The first post in this series was centered on how an annual Biblical holiday, Passover (which leads to a day of rest akin to an ordinary Sabbath), starts with onset of the evening at twilight.  This on its own has no ramifications for the timing of the Sabbath each week, despite conventional Jewish practice reportedly entailing that the weekly time of rest from work starts at twilight or sunset, one way or another around the evening time.  Similarly, they often propose that evening (whatever precise moment they mean by this) marks the beginning of every day, Sabbath or not.  The closest thing to a statement in the Bible affirming this Sabbath habit is in Leviticus 23 regarding the Day of Atonement, or Yom Kippur in Hebrew.  More specifically, Leviticus 23 indicates that the period of rest tied to this holiday should stretch from one evening to the next—not necessarily with sunset precisely, but from evening to evening.

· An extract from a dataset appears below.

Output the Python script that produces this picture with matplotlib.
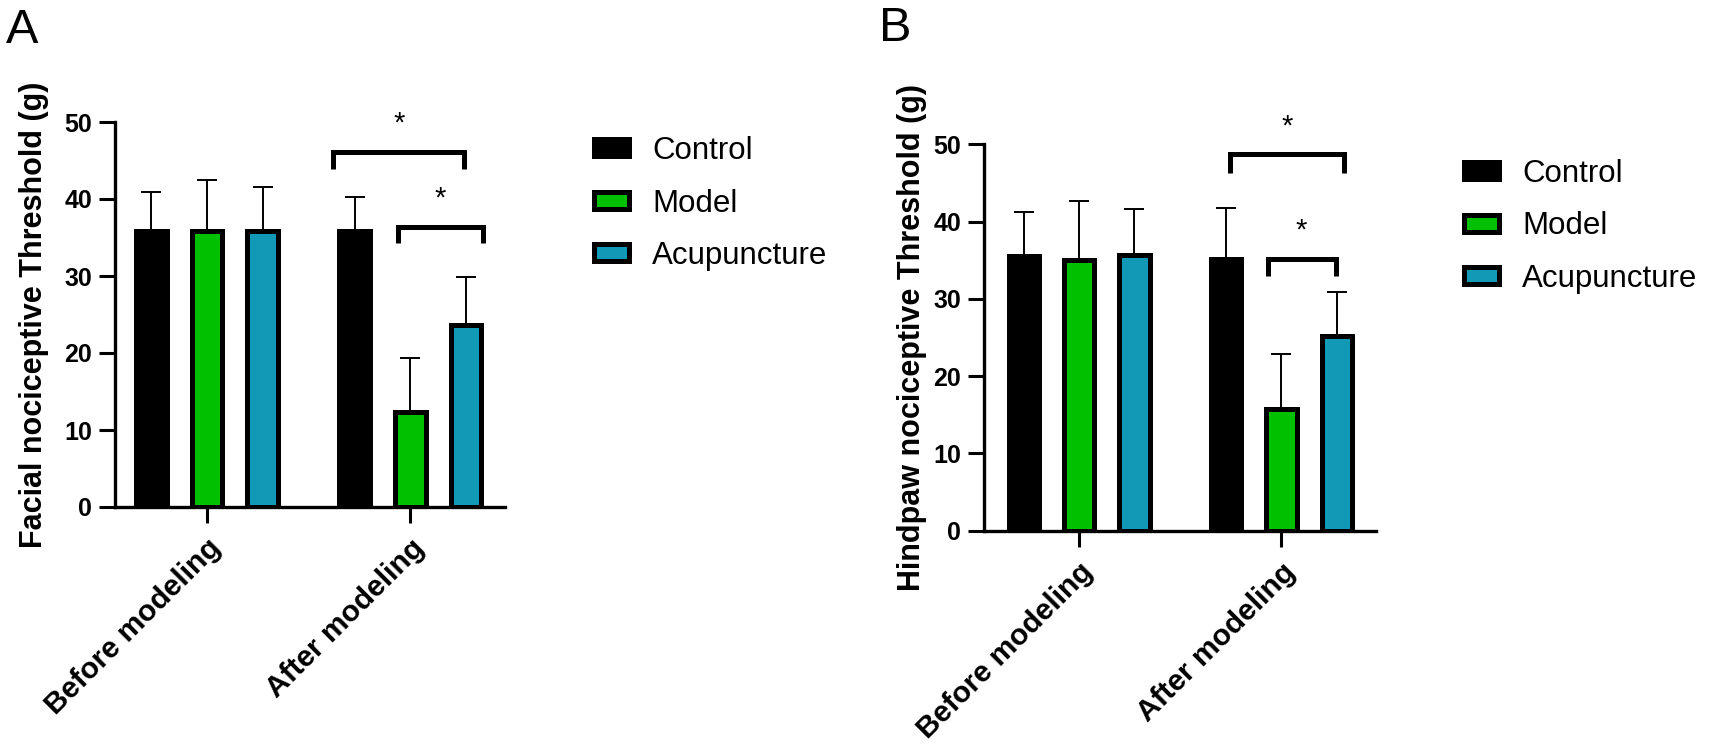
import numpy as np
import matplotlib
matplotlib.use('Agg')
import matplotlib.pyplot as plt

plt.rcParams['font.family'] = ['Liberation Sans', 'DejaVu Sans']

# ─── DATA ────────────────────────────────────────
groups = ['Control', 'Model', 'Acupuncture']
phases = ['Before modeling', 'After modeling']
cores = ['#000000', '#00C000', '#1199B5']

# mean / upper SD per group, order: before, after
facial_mean = {'Control': [35.8, 35.8], 'Model': [35.8, 12.4], 'Acupuncture': [35.8, 23.7]}
facial_sd = {'Control': [5.1, 4.4], 'Model': [6.7, 6.9], 'Acupuncture': [5.7, 6.2]}

hind_mean = {'Control': [35.5, 35.2], 'Model': [35.0, 15.8], 'Acupuncture': [35.7, 25.2]}
hind_sd = {'Control': [5.7, 6.6], 'Model': [7.6, 7.1], 'Acupuncture': [5.9, 5.7]}

# brackets: (x1, x2, y, leg drop, star y)
facial_brackets = [(3.27, 5.62, 46.1, 2.2, 49.8), (4.43, 5.96, 36.4, 2.1, 40.1)]
hind_brackets = [(3.73, 5.80, 48.7, 2.4, 52.3), (4.41, 5.64, 35.2, 2.3, 38.9)]

# ─── FIGURE ──────────────────────────────────────
W, H = 1713, 745
fig = plt.figure(figsize=(W / 100, H / 100), dpi=100)


def px_box(x0, x1, ytop, ybot):
    return [x0 / W, 1 - ybot / H, (x1 - x0) / W, (ybot - ytop) / H]


def painel(ax, medias, sds, brackets, ylabel, group_gap, xlim, label_x, leg_xy):
    pos_base = np.array([0.0, 1.0, 2.0])
    handles = []
    for i, g in enumerate(groups):
        xs = np.array([0.0, group_gap]) + pos_base[i]
        b = ax.bar(xs, medias[g], width=0.55, color=cores[i], edgecolor='black',
                   linewidth=3.6, label=g, zorder=2)
        ax.errorbar(xs, medias[g], yerr=[np.zeros(2), sds[g]], fmt='none',
                    ecolor='black', elinewidth=1.4, capsize=7.5, capthick=1.4, zorder=1)
        handles.append(b)

    for x1, x2, y, drop, ys in brackets:
        ax.plot([x1, x1, x2, x2], [y - drop, y, y, y - drop], color='black', lw=3.6,
                solid_joinstyle='miter', solid_capstyle='butt', clip_on=False, zorder=3)
        ax.text((x1 + x2) / 2, ys, '*', ha='center', va='center', fontsize=21)

    ax.set_xlim(*xlim)
    ax.set_ylim(0, 50)
    ax.set_yticks([0, 10, 20, 30, 40, 50])
    ax.set_xticks([1.0, 1.0 + group_gap])
    ax.set_xticklabels(phases, rotation=45, ha='right', rotation_mode='anchor',
                       fontsize=21.5, fontweight='bold')
    for t in ax.get_yticklabels():
        t.set_fontweight('bold')
        t.set_fontsize(18)
    ax.tick_params(axis='both', length=11.5, width=2.2)
    ax.tick_params(axis='y', pad=5)
    ax.tick_params(axis='x', pad=8)
    ax.spines[['top', 'right']].set_visible(False)
    for s in ['left', 'bottom']:
        ax.spines[s].set_linewidth(2.4)
    ax.set_ylabel(ylabel, fontsize=22, fontweight='bold')
    ax.yaxis.set_label_coords(label_x, 0.5)

    fig.legend(handles=handles, loc='upper left', bbox_to_anchor=leg_xy,
               frameon=False, fontsize=22.5, handlelength=1.12, handleheight=0.47,
               handletextpad=0.75, labelspacing=0.72, borderpad=0, borderaxespad=0)


axA = fig.add_axes(px_box(115, 505, 122, 507))
painel(axA, facial_mean, facial_sd, facial_brackets,
       'Facial nociceptive Threshold (g)', 3.65, (-0.65, 6.35), -0.17,
       (594 / W, 1 - 136 / H))

axB = fig.add_axes(px_box(984, 1376, 144.3, 530.7))
painel(axB, hind_mean, hind_sd, hind_brackets,
       'Hindpaw nociceptive Threshold (g)', 3.66, (-0.72, 6.37), -0.145,
       (1464 / W, 1 - 159 / H))

fig.text(6 / W, 1 - 8 / H, 'A', fontsize=35, va='top', ha='left')
fig.text(879 / W, 1 - 6 / H, 'B', fontsize=35, va='top', ha='left')

plt.savefig('out.png', dpi=100)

Leviticus 16:29 says to do no work on the Day of Atonement, reiterated in Leviticus 23:28-31 alongside details about other holidays, with verse 31 of chapter 16 adding that this holiday is a "sabbath of rest".  Similar phrasing about rest appears in Leviticus 23 as well.  The Torah very much affirms that there must be a time of rest with defined boundaries for Yom Kippur.  Leviticus 23:32 again calls the Day of Atonement a sabbath, a sabbath of rest, and only in this verse it is specified that this exact duration without work lasts from the evening of the ninth day of the seventh month until the next evening.

Since the tenth day specifically is the Day of Atonement itself on which work should be abstained from according to Leviticus 16:29-30 and 23:27-28, that the Bible prescribes a sabbath beginning on the ninth day actually refutes the idea that each Biblical day starts at evening because then the special sabbath starting on the ninth day would not overlap with two separate days, but would encompass a single evening-to-evening period that is identical to the entirety of the tenth day alone.  The evening of what the Bible calls the ninth day would then really be the start of Yom Kippur, the tenth day.  Yet the Bible both says this annual sabbath begins with the evening on the ninth day and says that the next day, the tenth day, is the Day of Atonement on which one should do no work.  This sabbath does not really overlap with the entirety of either the ninth or tenth days, but a portion of both of them.

Clearly, the time of sabbath rest in this case really includes part of the ninth day and most of the tenth day.  The Bible itself says it spans two distinct calendar/natural days, albeit not quite as directly as I have worded it.  Also, the singular yearly sabbath connected with the Day of Atonement clearly begins and ends with an evening, but does this mean all Sabbaths do?  Not at all.  As with the annual days of rest associated with Passover (Exodus 12:14-16, Leviticus 23:5-8), that something central pertaining to Yom Kippur begins at evening has nothing to do with the regular Sabbath.  It does not follow that the weekly Sabbath also starts at evening or that each day itself begins with evening, as some traditionalistic Jews and Christians influenced by the baseless traditions of the former—and this conception of what constitutes a day would indeed contradict what Leviticus teaches about the distinction between the ninth and tenth days anyway.

The qualities that make a day a sabbath of whichever kind must be shared by all of them, whether they occur every week or once a year.  However, the qualities of a special, annual "sabbath of rest" do not necessarily apply to the ordinary Sabbath that occurs from one week to another.  Leviticus 23 prescribing the Day of Atonement's sabbath from the evening of the ninth day of the seventh month to the evening of the tenth day thus in no way requires that the weekly day of rest really starts with the evening.  It seems like the real reason why so many adherents of Rabbinic Judaism think all Sabbaths begin at evening is because they believe, on the basis of nothing but assumptions, and ideas that are incorrect in addition to being assumed, that every day starts at evening.  In the next installment of this series, attention will shift to how none of the Biblical prescriptions of a day of rest for every six days of work mention the evening.  The normal Sabbath is never said to initiate at twilight!